Здесь ужасно холодно,
Целый день мы топим печки,
Глядим с Буниным в окно
И гуляем как овечки [206].
Лирический герой Бунина, глядящий с «Буниным» в окно, – это пародийный прообраз Ивлева, рассказчика, который как бы «в окне» видит себя в своих снах, развернутых на просторах «некоторого царства». Мотив окна создает рамку, выделяет картины воображения и памяти в отдельный мир, который столь убедителен, что, кажется, почти теряет связь с внутренним миром Ивлева, овнешняет его, воплощает до самостоятельного сюжета. И в то же время сюжет оказывается неовнешненным, не открывается полностью.

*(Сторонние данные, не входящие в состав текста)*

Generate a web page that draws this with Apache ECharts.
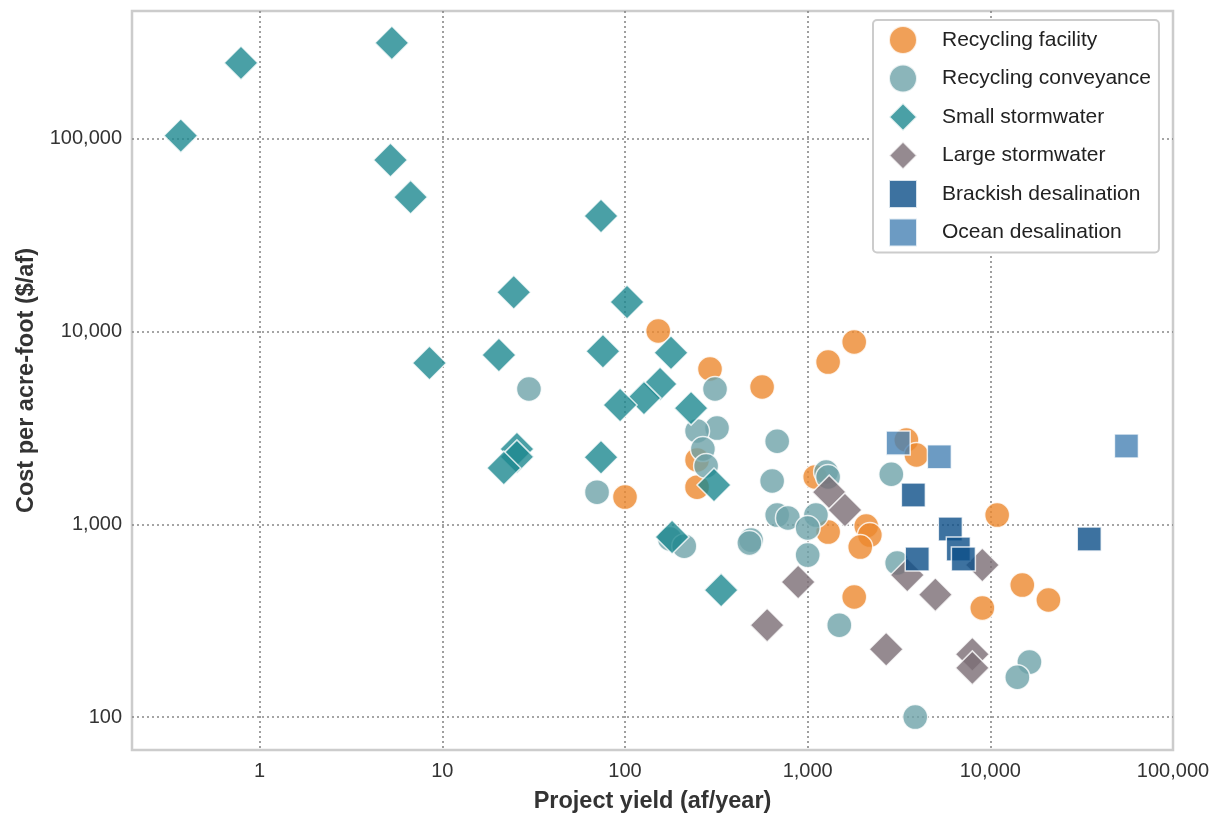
<!DOCTYPE html>
<html>
<head>
<meta charset="utf-8">
<script src="https://cdn.jsdelivr.net/npm/echarts@6/dist/echarts.min.js"></script>
<style>
html,body{margin:0;padding:0;background:#fff;}
#chart{width:1215px;height:814px;}
</style>
</head>
<body>
<div id="chart"></div>
<script>
// ---- Data ----
const seriesNames = ["Recycling facility", "Recycling conveyance", "Small stormwater", "Large stormwater", "Brackish desalination", "Ocean desalination"];

const recyclingFacilityX = [152, 292, 563, 1294, 1798, 100, 248, 248, 3470, 3940, 1100, 1294, 2093, 2190, 1940, 10900, 1798, 9040, 14960, 20800];
const recyclingFacilityY = [10070, 6400, 5160, 6950, 8830, 1385, 2160, 1560, 2740, 2290, 1760, 912, 980, 880, 762, 1117, 420, 368, 484, 405];

const recyclingConveyanceX = [29.8, 70.3, 311, 319, 248, 267, 278, 681, 639, 176, 211, 490, 480, 681, 780, 1110, 1000, 1000, 1262, 1294, 2870, 3090, 1490, 3880, 16370, 14060];
const recyclingConveyanceY = [5040, 1470, 5040, 3160, 3050, 2460, 2010, 2700, 1680, 840, 771, 829, 800, 1117, 1080, 1117, 957, 693, 1870, 1760, 1820, 630, 300, 100, 193, 161];

const smallStormwaterX = [0.37, 0.79, 5.29, 5.2, 6.7, 73.9, 24.6, 102.6, 8.5, 20.4, 75.7, 178.6, 155.6, 127, 94, 230, 307, 25.6, 25.6, 21.7, 73.9, 181, 336];
const smallStormwaterY = [104000, 248000, 315000, 77700, 49900, 39800, 16000, 14250, 6870, 7560, 7920, 7770, 5350, 4520, 4160, 4010, 1600, 2460, 2240, 1960, 2230, 860, 456];

const largeStormwaterX = [1312, 1600, 887, 600, 3510, 5000, 9040, 2690, 7970, 7970];
const largeStormwaterY = [1470, 1186, 502, 300, 546, 432, 615, 225, 212, 180];

const brackishDesalX = [3790, 6040, 6680, 7120, 3980, 34800];
const brackishDesalY = [1420, 946, 745, 661, 661, 839];

const oceanDesalX = [3130, 5260, 55600];
const oceanDesalY = [2640, 2240, 2550];

const xTickValues = [1, 10, 100, 1000, 10000, 100000];
const yTickValues = [100, 1000, 10000, 100000];

// ---- Styles ----
const colors = ["#EC882E", "#6EA3A9", "#1D8890", "#7B6D74", "#0C4F88", "#4782B4"];
const symbols = ["circle", "circle", "diamond", "diamond", "rect", "rect"];
const sizes = [25, 25, 34, 34, 24, 24];
const xs = [recyclingFacilityX, recyclingConveyanceX, smallStormwaterX, largeStormwaterX, brackishDesalX, oceanDesalX];
const ys = [recyclingFacilityY, recyclingConveyanceY, smallStormwaterY, largeStormwaterY, brackishDesalY, oceanDesalY];

function isTick(v, list) {
  return list.some(t => Math.abs(Math.log10(v) - Math.log10(t)) < 1e-6);
}
function fmt(v) {
  return Math.round(v).toLocaleString('en-US');
}

const FONT = "Liberation Sans, Arial, Helvetica, sans-serif";

const series = seriesNames.map((name, i) => ({
  name: name,
  type: 'scatter',
  symbol: symbols[i],
  symbolSize: sizes[i],
  data: xs[i].map((x, j) => [x, ys[i][j]]),
  itemStyle: { color: colors[i], opacity: 0.8, borderColor: '#ffffff', borderWidth: 1.5 },
  emphasis: { disabled: true },
  z: 2 + i
}));

const chart = echarts.init(document.getElementById('chart'), null, { renderer: 'canvas' });
chart.setOption({
  animation: false,
  backgroundColor: '#ffffff',
  textStyle: { fontFamily: FONT },
  grid: { left: 132, right: 42, top: 11, bottom: 64, outerBoundsMode: 'none', containLabel: false, show: true, borderColor: '#cccccc', borderWidth: 2.5, backgroundColor: 'transparent' },
  legend: {
    orient: 'vertical',
    left: 873,
    top: 20,
    data: seriesNames.map((n, i) => ({ name: n, icon: symbols[i] })),
    itemWidth: 28,
    itemHeight: 28,
    itemGap: 8.5,
    padding: [5, 8, 5, 15],
    borderColor: '#cccccc',
    borderWidth: 2,
    borderRadius: 4,
    backgroundColor: '#ffffff',
    textStyle: { fontFamily: FONT, fontSize: 21, color: '#222222', padding: [0, 0, 0, 20] },
    selectedMode: false
  },
  xAxis: {
    type: 'log',
    logBase: 10,
    min: 0.2,
    max: 100000,
    name: 'Project yield (af/year)',
    nameLocation: 'middle',
    nameGap: 40,
    nameTextStyle: { fontFamily: FONT, fontSize: 23.5, fontWeight: 'bold', color: '#333333' },
    axisLine: { show: false },
    axisTick: { show: false },
    axisLabel: {
      fontFamily: FONT, fontSize: 20, color: '#333333', margin: 11,
      formatter: v => isTick(v, xTickValues) ? fmt(v) : ''
    },
    splitLine: { show: true, showMinLine: false, showMaxLine: false, lineStyle: { color: '#888888', width: 1.6, type: [2, 3] } }
  },
  yAxis: {
    type: 'log',
    logBase: 10,
    min: 67.5,
    max: 461000,
    name: 'Cost per acre-foot ($/af)',
    nameLocation: 'middle',
    nameGap: 93,
    nameTextStyle: { fontFamily: FONT, fontSize: 23.5, fontWeight: 'bold', color: '#333333' },
    axisLine: { show: false },
    axisTick: { show: false },
    axisLabel: {
      fontFamily: FONT, fontSize: 20, color: '#333333', margin: 10,
      formatter: v => isTick(v, yTickValues) ? fmt(v) : ''
    },
    splitLine: { show: true, showMinLine: false, showMaxLine: false, lineStyle: { color: '#888888', width: 1.6, type: [2, 3] } }
  },
  series: series
});
</script>
</body>
</html>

Зачин «А в окно виден…» отделяет все рассказанное о тетке и ее племяннице от дальнейшего продолжения, но в то же время все части рассказа остаются неразрывно слитыми. Резкий обрыв одного сюжета на словах «А в окне виден…» заставляет вспомнить, что и начинается рассказ «возле мерзлого окна», именно там Ивлев начинает «видеть» («Бумажная лента медленно течет с аппарата возле мерзлого окна 〈…〉 но Ивлев видит себя 〈…〉 Он видит»). Как видение появляется племянница, которая присаживается «на старинный ларь возле окна» (уж не то же ли это окно, у которого грезит Ивлев?), и оказывается, что долгая зимняя дорога из Москвы в имение буквально совмещена с теплым и темным домом, а внешнее и внутреннее пространства не чередуются, а просто выступают друг из-под друга, обыгрывают друг друга. Кстати, есть одна деталь, подчеркивающая тесную спаянность внешнего, заоконного, и внутреннего, домашнего, пространства: прихожая «уютно устлана попонами» [207], и попоны в прихожей возвращают к предыдущим абзацам с дорогой и бегущими по ней лошадьми, отсылают к богатым «ковровым саням», в которых только что сидели тетка и ее племянница. Таким образом, повествование неумолимо приближается к кульминации и в то же время с силой отбрасывается назад, ретардирует, а установленные между картинами и эпизодами границы тут же нарушаются, открывая возможность для других, новых членений.